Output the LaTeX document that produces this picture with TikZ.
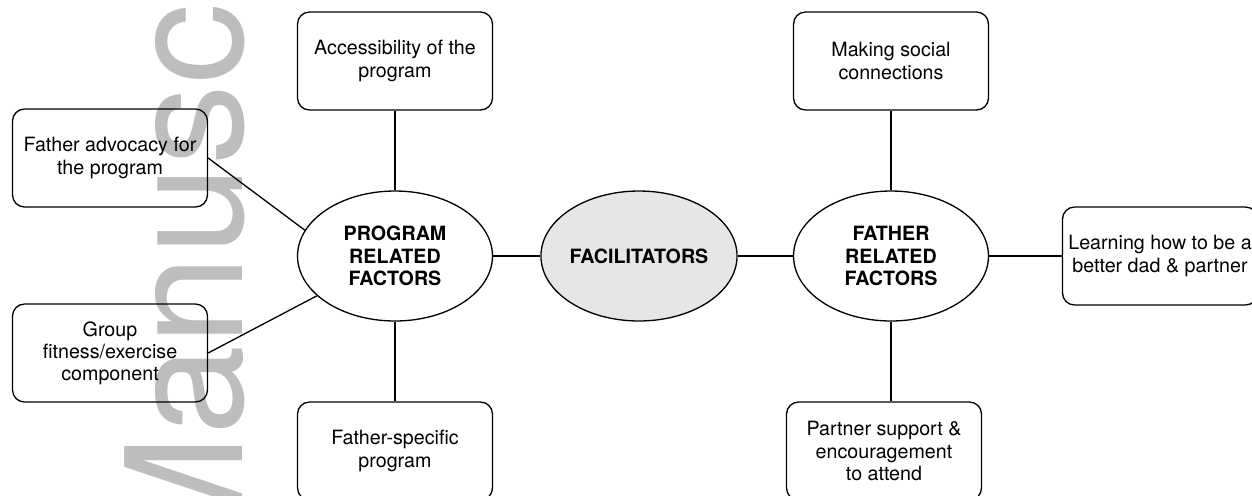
\documentclass[tikz,border=0pt]{standalone}
\usepackage{fontspec}
\setmainfont{TeX Gyre Heros}
\usepackage{tikz}
\usetikzlibrary{shapes,positioning}
\usepackage{xcolor}
\definecolor{hubgray}{HTML}{E6E6E6}
\definecolor{markgray}{HTML}{BDBDBD}

\begin{document}
\begin{tikzpicture}[
    x=0.02cm, y=-0.02cm,
    theme/.style={draw, rounded corners=0.24cm, line width=0.75pt, minimum width=3.9cm, minimum height=1.96cm, align=center, inner sep=2pt, font=\fontsize{11.2}{12.6}\selectfont},
    group/.style={draw, ellipse, line width=0.75pt, minimum width=3.9cm, minimum height=2.6cm, align=center, inner sep=0pt, font=\fontsize{11.2}{12.8}\selectfont\bfseries},
    link/.style={line width=0.75pt}
]
\useasboundingbox (0,0) rectangle (1252,495);
\clip (0,0) rectangle (1252,495);

% Watermark
\node[rotate=90, anchor=base west, inner sep=0pt, text=markgray, font=\fontsize{92}{92}\selectfont] (mark) at (242,570) {Manusc};

% Central node
\node[group, fill=hubgray] (facil) at (639,256) {FACILITATORS};

% Groups of factors
\node[group] (prog) at (395,256) {PROGRAM\\RELATED\\FACTORS};
\node[group] (father) at (891,256) {FATHER\\RELATED\\FACTORS};

% Program themes
\node[theme] (access) at (395,61) {Accessibility of the\\program};
\node[theme] (advoc) at (110,158) {Father advocacy for\\the program};
\node[theme] (fitness) at (110,353) {Group\\fitness/exercise\\component};
\node[theme] (fspec) at (395,451) {Father-specific\\program};

% Father themes
\node[theme] (social) at (891,61) {Making social\\connections};
\node[theme] (learn) at (1160,256) {Learning how to be a\\better dad \& partner};
\node[theme] (partner) at (884,451) {Partner support \&\\encouragement\\to attend};

% Links
\draw[link] (prog) -- (facil);
\draw[link] (facil) -- (father);
\draw[link] (prog) -- (access);
\draw[link] (prog) -- (fspec);
\draw[link] (advoc.east) -- (prog.164);
\draw[link] (fitness.east) -- (prog.207);
\draw[link] (father) -- (social);
\draw[link] (father) -- (learn);
\draw[link] (father.south) -- (father.south |- partner.north);

\end{tikzpicture}
\end{document}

Direction: Retype the data above exactly; pictures are not part of the copy.

Output of the task:
Output the LaTeX document that produces this picture with TikZ.
\documentclass[tikz,border=0pt]{standalone}
\usepackage{fontspec}
\setmainfont{TeX Gyre Heros}
\usepackage{tikz}
\usetikzlibrary{shapes,positioning}
\usepackage{xcolor}
\definecolor{hubgray}{HTML}{E6E6E6}
\definecolor{markgray}{HTML}{BDBDBD}

\begin{document}
\begin{tikzpicture}[
    x=0.02cm, y=-0.02cm,
    theme/.style={draw, rounded corners=0.24cm, line width=0.75pt, minimum width=3.9cm, minimum height=1.96cm, align=center, inner sep=2pt, font=\fontsize{11.2}{12.6}\selectfont},
    group/.style={draw, ellipse, line width=0.75pt, minimum width=3.9cm, minimum height=2.6cm, align=center, inner sep=0pt, font=\fontsize{11.2}{12.8}\selectfont\bfseries},
    link/.style={line width=0.75pt}
]
\useasboundingbox (0,0) rectangle (1252,495);
\clip (0,0) rectangle (1252,495);

% Watermark
\node[rotate=90, anchor=base west, inner sep=0pt, text=markgray, font=\fontsize{92}{92}\selectfont] (mark) at (242,570) {Manusc};

% Central node
\node[group, fill=hubgray] (facil) at (639,256) {FACILITATORS};

% Groups of factors
\node[group] (prog) at (395,256) {PROGRAM\\RELATED\\FACTORS};
\node[group] (father) at (891,256) {FATHER\\RELATED\\FACTORS};

% Program themes
\node[theme] (access) at (395,61) {Accessibility of the\\program};
\node[theme] (advoc) at (110,158) {Father advocacy for\\the program};
\node[theme] (fitness) at (110,353) {Group\\fitness/exercise\\component};
\node[theme] (fspec) at (395,451) {Father-specific\\program};

% Father themes
\node[theme] (social) at (891,61) {Making social\\connections};
\node[theme] (learn) at (1160,256) {Learning how to be a\\better dad \& partner};
\node[theme] (partner) at (884,451) {Partner support \&\\encouragement\\to attend};

% Links
\draw[link] (prog) -- (facil);
\draw[link] (facil) -- (father);
\draw[link] (prog) -- (access);
\draw[link] (prog) -- (fspec);
\draw[link] (advoc.east) -- (prog.164);
\draw[link] (fitness.east) -- (prog.207);
\draw[link] (father) -- (social);
\draw[link] (father) -- (learn);
\draw[link] (father.south) -- (father.south |- partner.north);

\end{tikzpicture}
\end{document}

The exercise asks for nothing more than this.